My mother and I got so far apart that when I was raped as a college student she did not show up at all.. a cursory “I’m so sorry” on the phone was the extent of support.

I asked her why? years later and she said: “I just didn’t know what to do or say.”

My sister and other siblings have created healthy and happy families, marriages and lives.

I am so proud of us all for surviving what we did without hurling our unhappiness outward toward whoever was there at the moment and creating good lives for ourselves.

I see that my sister knows how to be in relationship in ways I don’t.

Watching her in family and marriage inspires me and instructs as well.

This ability she has is the thing I envied for so long and can only happen as a transmission from ‘the mother.’

When I was struggling in the dirt of the parking lot after my fall, I was using all the skills I learned as an independent and rebellious forsaken child:

I know how to work my way through challenge by entertaining myself with a shift in point-of-view.

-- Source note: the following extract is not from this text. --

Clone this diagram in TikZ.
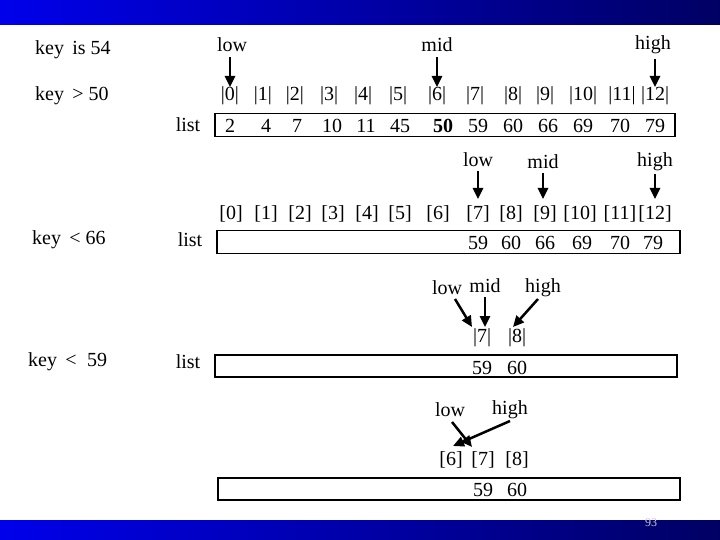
\documentclass[tikz,border=0pt]{standalone}
\usepackage{fontspec}
\setmainfont{Liberation Serif}
\usetikzlibrary{arrows.meta}
\definecolor{barL}{RGB}{0,0,235}
\definecolor{barR}{RGB}{0,0,100}
\tikzset{
 t/.style={font=\fontsize{20}{21}\selectfont, inner sep=0pt},
 lab/.style={font=\fontsize{20}{21}\selectfont, inner sep=0pt},
 box/.style={draw, line width=1.5pt},
 ar/.style={-{Triangle[length=11pt,width=10pt]}, line width=2.5pt}
}
\begin{document}
\begin{tikzpicture}[x=1pt,y=-1pt]
\useasboundingbox (0,0) rectangle (720,540);
\fill[white] (0,0) rectangle (720,540);
\shade[left color=barL,right color=barR] (0,0) rectangle (720,25);
\shade[left color=barL,right color=barR] (0,520) rectangle (720,540);
\node[font=\fontsize{12}{12}\selectfont,text=gray!40] (pg) at (651,523) {93};
% row 1
\node[lab,anchor=west] (k1) at (35,50) {key\, is 54};
\node[lab,anchor=west] (k2) at (35,96) {key\, > 50};
\node[lab] (lo1) at (232,45) {low};
\node[lab] (mi1) at (437,45) {mid};
\node[lab] (hi1) at (653,45) {high};
\coordinate (lo1e) at (230,87);
\coordinate (mi1e) at (437,87);
\coordinate (hi1e) at (655,87);
\draw[ar] (230,57) -- (lo1e);
\draw[ar] (437,57) -- (mi1e);
\draw[ar] (655,59) -- (hi1e);
\foreach \i/\x in {0/230,1/263,2/295,3/329,4/363,5/398,6/437,7/475,8/513,9/545,10/583,11/622,12/655}
  \node[t] (ia\i) at (\x,96) {|\i|};
\node[t] (l1) at (188,125) {list};
\node[box,minimum width=460pt,minimum height=23pt,inner sep=0pt] (b1) at (445,125) {};
\foreach \v/\x in {2/230,4/266,7/297,10/332,11/366,45/400,59/478,60/513,66/548,69/583,70/620,79/655}
  \node[t] (va\v) at (\x,126) {\v};
\node[t,font=\fontsize{20}{21}\selectfont\bfseries] (va50) at (443,126) {50};
% row 2
\node[lab] (lo2) at (478,160) {low};
\node[lab] (mi2) at (543,162) {mid};
\node[lab] (hi2) at (655,162) {high};
\coordinate (lo2e) at (478,199);
\coordinate (mi2e) at (543,199);
\coordinate (hi2e) at (655,199);
\draw[ar] (478,171) -- (lo2e);
\draw[ar] (543,173) -- (mi2e);
\draw[ar] (655,174) -- (hi2e);
\foreach \i/\x in {0/231,1/266,2/300,3/333,4/367,5/400,6/438,7/478,8/511,9/545,10/580,11/620,12/655}
  \node[t] (ib\i) at (\x,214) {[\i]};
\node[lab,anchor=west] (k3) at (32,240) {key\, < 66};
\node[t] (l2) at (190,240) {list};
\node[box,minimum width=463pt,minimum height=23pt,inner sep=0pt] (b2) at (448.5,242) {};
\foreach \v/\x in {59/478,60/511,66/545,69/582,70/620,79/653}
  \node[t] (vb\v) at (\x,243) {\v};
% row 3
\node[lab] (lo3) at (447,288) {low};
\node[lab] (mi3) at (485,286) {mid};
\node[lab] (hi3) at (543,288) {high};
\coordinate (lo3e) at (472,327);
\coordinate (mi3e) at (485,327);
\coordinate (hi3e) at (513,327);
\draw[ar] (455,299) -- (lo3e);
\draw[ar] (485,297) -- (mi3e);
\draw[ar] (538,299) -- (hi3e);
\node[t] (ic7) at (482,338) {|7|};
\node[t] (ic8) at (517,338) {|8|};
\node[lab,anchor=west] (k4) at (28,362) {key\, < \;59};
\node[t] (l3) at (188,362) {list};
\node[box,minimum width=462pt,minimum height=22pt,inner sep=0pt] (b3) at (446,366) {};
\node[t] (vc59) at (482,368) {59};
\node[t] (vc60) at (517,368) {60};
% row 4
\node[lab] (lo4) at (450,410) {low};
\node[lab] (hi4) at (510,410) {high};
\coordinate (lo4e) at (472,447);
\coordinate (hi4e) at (453,446);
\draw[ar] (452,422) -- (lo4e);
\draw[ar] (510,421) -- (hi4e);
\node[t] (id6) at (451,460) {[6]};
\node[t] (id7) at (483,460) {[7]};
\node[t] (id8) at (517,460) {[8]};
\node[box,minimum width=462pt,minimum height=22pt,inner sep=0pt] (b4) at (449,489) {};
\node[t] (vd59) at (483,490) {59};
\node[t] (vd60) at (517,490) {60};
\end{tikzpicture}
\end{document}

My movement toward Life includes the ability to NOT COLLAPSE and trust myself to know I can figure a way to achieve the thing.

I find myself and Life eternally interesting as I watch the ways in which people (and I) negotiate the shadow; society’s and their own.

I have learned to find solace and inspiration in the smallest of things.

We protect the things we love.

I grew up without that sense of safety that should have been a given.

I have had to learn to lick my wounds and choose now to enliven in each moment because it feels good.

This is an EARNED skill and truly one of my greatest achievements.

These abilities are the things I love and protect.

Here’s where duality comes in:

I know what LOVE feels like BECAUSE I also have been privy to it’s absence.

I can get over myself and love my sister,

And keep those away from my sphere who want what I have without putting in the work.

Because work it is

And truthfully, I’ve had enough.

I open myself now,

As a healthy, emotionally sturdy


Albeit a bit grimy on the backside.


3 Responses to “Gifts of the Mother”

  1. Dorothyanne Brown on May 8th, 2011

    Wow. Lovely entry. WIshing you the strength to let that love happen – it’s tough! I still haven’t figured it out.

  2. Carol S on May 8th, 2011

    Well, the challenging family got you where you are now, albeit not a smooth path. Glad to hear you got up from that tight jam, sounds like you’re good at that. What a sweet dog you have.

  3. Laura Hegfield on May 9th, 2011

    …and in our brokenness we learn to love the whole of our being…the whole of what it is to be human, to be alive, to be one with all that is (including the dirt beneath us when we fall). It isn’t easy and it isn’t comfortable, yet gradually, if we are so blessed the other aspect of loving our whole/brokenness is learning to comfort ourselves and find ease within…and you are an excellent student of life Cathy.